Teen Fashion for Guys: What Works and What Wastes Money
Style

Teen Fashion for Guys: What Works and What Wastes Money

Most teenage guys get style wrong in the same three ways: they buy trending pieces before owning the basics, they ignore fit, and they spend money on logos instead of quality. Fix those three things and the rest falls into place.

This isn’t about telling you what’s cool. It’s about what actually holds up — the pieces that work across contexts, the brands that deliver on a tight budget, and the habits that separate guys who look considered from the ones who just look like they spent money.

Fit Is the Only Rule That Never Changes

A $25 tee that fits correctly looks better than a $100 one that doesn’t.

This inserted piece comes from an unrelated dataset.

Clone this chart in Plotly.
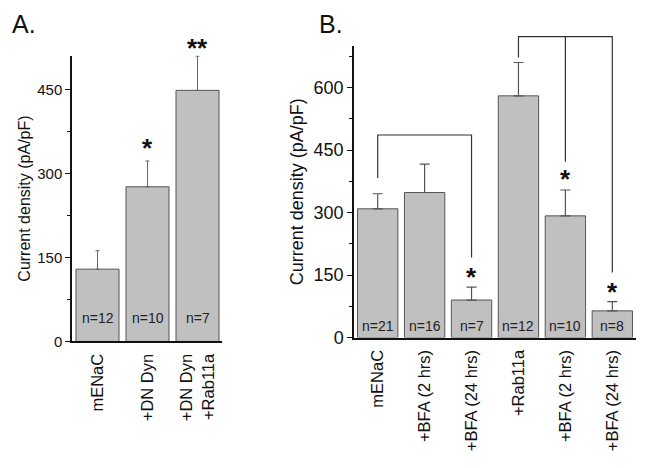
import plotly.graph_objects as go

W, H = 647, 468          # browser window
OFF = 8                  # default body margin of the html page
FW, FH = W - 2 * OFF, H - 2 * OFF
FONT = "Liberation Sans, Arial, sans-serif"

# ---------------- data ----------------
a_cats = ["mENaC", "+DN Dyn", "+DN Dyn<br>+Rab11a"]
a_vals = [129, 276, 448]
a_err = [33, 46, 61]
a_n = ["n=12", "n=10", "n=7"]
a_stars = ["", "*", "**"]
a_star_y = [0, 345, 523]
a_n_y = 42

b_cats = ["mENaC", "+BFA (2 hrs)", "+BFA (24 hrs)", "+Rab11a", "+BFA (2 hrs)", "+BFA (24 hrs)"]
b_vals = [309, 348, 90, 580, 292, 64]
b_err = [36, 68, 31, 80, 62, 22]
b_n = ["n=21", "n=16", "n=7", "n=12", "n=10", "n=8"]
b_stars = ["", "", "*", "", "*", "*"]
b_star_y = [0, 0, 145, 0, 380, 110]
b_n_y = 28

# significance brackets (panel B): top level and leg bottoms
br1_x = [0, 2]
br1_top = 486
br1_legs = [383, 192]
br2_x = [3, 4, 5]
br2_top = 722
br2_legs = [672, 422, 156]

A_RANGE = [0, 510]
B_RANGE = [0, 700]
B_EXT = 735

# ---------------- layout geometry (window pixels) ----------------
ax_l, ax_r, ay_b, ay_t = 72, 222, 349, 56.7
bx_l, bx_r, by_b, by_t = 354, 636, 345, 46.7


def fx(px):
    return (px - OFF) / FW


def fy(py):
    return 1 - (py - OFF) / FH


a_xdom = [fx(ax_l), fx(ax_r)]
a_ydom = [fy(ay_b), fy(ay_t)]
b_xdom = [fx(bx_l), fx(bx_r)]
b_ydom = [fy(by_b), fy(by_t)]
b3_ydom = [b_ydom[0], b_ydom[0] + (b_ydom[1] - b_ydom[0]) * B_EXT / B_RANGE[1]]
a_px_per_unit = (ay_b - ay_t) / A_RANGE[1]

BAR_FILL = "#c0c0c0"
BAR_LINE = "#555555"

fig = go.Figure()

fig.add_trace(go.Bar(
    x=list(range(len(a_cats))), y=a_vals, xaxis="x", yaxis="y",
    marker=dict(color=BAR_FILL, line=dict(color=BAR_LINE, width=1)),
    error_y=dict(type="data", array=a_err, arrayminus=[0] * 3, symmetric=False,
                 color="#666666", thickness=1, width=2),
    showlegend=False, hoverinfo="skip"))

fig.add_trace(go.Bar(
    x=list(range(len(b_cats))), y=b_vals, xaxis="x2", yaxis="y2",
    marker=dict(color=BAR_FILL, line=dict(color=BAR_LINE, width=1)),
    error_y=dict(type="data", array=b_err, arrayminus=[0] * 6, symmetric=False,
                 color="#555555", thickness=1.2, width=5),
    showlegend=False, hoverinfo="skip"))

# brackets on a hidden subplot sharing panel B's scale (taller so they are not clipped)
BR_STYLE = dict(color="#333333", width=1.2)
fig.add_trace(go.Scatter(x=[br1_x[0], br1_x[0], br1_x[1], br1_x[1]],
                         y=[br1_legs[0], br1_top, br1_top, br1_legs[1]],
                         mode="lines", xaxis="x3", yaxis="y3", line=BR_STYLE,
                         showlegend=False, hoverinfo="skip"))
fig.add_trace(go.Scatter(x=[br2_x[0], br2_x[0], br2_x[2], br2_x[2]],
                         y=[br2_legs[0], br2_top, br2_top, br2_legs[2]],
                         mode="lines", xaxis="x3", yaxis="y3", line=BR_STYLE,
                         showlegend=False, hoverinfo="skip"))
fig.add_trace(go.Scatter(x=[br2_x[1], br2_x[1]], y=[br2_top, br2_legs[1]],
                         mode="lines", xaxis="x3", yaxis="y3", line=BR_STYLE,
                         showlegend=False, hoverinfo="skip"))

annotations = []
for i, t in enumerate(a_n):
    annotations.append(dict(x=i, y=a_n_y, xref="x", yref="y", text=t, showarrow=False,
                            font=dict(family=FONT, size=14, color="#222")))
for i, t in enumerate(a_stars):
    if t:
        yv = min(a_star_y[i], A_RANGE[1])
        shift = (a_star_y[i] - yv) * a_px_per_unit
        annotations.append(dict(x=i, y=yv, xref="x", yref="y", text="<b>%s</b>" % t,
                                showarrow=False, yshift=shift,
                                font=dict(family=FONT, size=26, color="#111")))
for i, t in enumerate(b_n):
    annotations.append(dict(x=i, y=b_n_y, xref="x2", yref="y2", text=t, showarrow=False,
                            font=dict(family=FONT, size=14, color="#222")))
for i, t in enumerate(b_stars):
    if t:
        annotations.append(dict(x=i, y=b_star_y[i], xref="x2", yref="y2", text="<b>%s</b>" % t,
                                showarrow=False,
                                font=dict(family=FONT, size=26, color="#111")))

annotations.append(dict(x=fx(10), y=fy(24), xref="paper", yref="paper", text="A.",
                        showarrow=False, xanchor="left", yanchor="middle",
                        font=dict(family=FONT, size=25, color="#111")))
annotations.append(dict(x=fx(317), y=fy(24), xref="paper", yref="paper", text="B.",
                        showarrow=False, xanchor="left", yanchor="middle",
                        font=dict(family=FONT, size=25, color="#111")))

common_x = dict(showline=True, linecolor="#111", linewidth=1.5, ticks="", showgrid=False,
                zeroline=False, tickangle=-90, tickmode="array", ticklabelstandoff=4,
                tickfont=dict(family=FONT, size=16.5, color="#111"))
common_y = dict(showline=True, linecolor="#111", linewidth=1.5, ticks="outside", ticklen=5,
                tickwidth=1.3, tickcolor="#111", showgrid=False, zeroline=False,
                tickmode="linear", tick0=0, dtick=150,
                minor=dict(ticks="outside", ticklen=3, tickwidth=1.2, tickcolor="#111",
                           dtick=75, tick0=0, showgrid=False))

fig.update_layout(
    width=FW, height=FH, autosize=False,
    margin=dict(l=0, r=0, t=0, b=0),
    paper_bgcolor="white", plot_bgcolor="rgba(0,0,0,0)",
    bargap=0.14,
    xaxis=dict(domain=a_xdom, range=[-0.51, 2.49], anchor="y",
               tickvals=list(range(len(a_cats))), ticktext=a_cats, **common_x),
    yaxis=dict(domain=a_ydom, range=A_RANGE, anchor="x",
               tickfont=dict(family=FONT, size=15, color="#111"),
               title=dict(text="Current density (pA/pF)", standoff=3,
                          font=dict(family=FONT, size=16, color="#111")),
               **common_y),
    xaxis2=dict(domain=b_xdom, range=[-0.505, 5.505], anchor="y2",
                tickvals=list(range(len(b_cats))), ticktext=b_cats, **common_x),
    yaxis2=dict(domain=b_ydom, range=B_RANGE, anchor="x2",
                tickfont=dict(family=FONT, size=18, color="#111"),
                title=dict(text="Current density (pA/pF)", standoff=5,
                           font=dict(family=FONT, size=18, color="#111")),
                **common_y),
    xaxis3=dict(domain=b_xdom, range=[-0.505, 5.505], anchor="y3", visible=False),
    yaxis3=dict(domain=b3_ydom, range=[0, B_EXT], anchor="x3", visible=False),
    annotations=annotations,
)

fig.write_html("out.html", config={"displayModeBar": False})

That’s testable in five minutes at any fitting room.

The most common fit mistake teen guys make is buying in their comfort size instead of their fit size. Shoulders on a shirt should sit at the shoulder seam — not sliding down your arm. Side seams shouldn’t balloon out from your torso. Pants should sit where you intend them to, but the leg length has to match your actual inseam. Getting one pair of jeans hemmed costs $10–15 at any tailor or dry cleaner. It changes how the entire outfit reads.

Fit first. Brand second. Color third. That order matters.

The second thing to understand: proportions between pieces matter as much as the fit of individual items. An oversized hoodie reads intentional over slim jeans. The same hoodie over baggy cargo pants reads like you grabbed random items off the floor. The relationship between top and bottom is the most underrated part of getting dressed.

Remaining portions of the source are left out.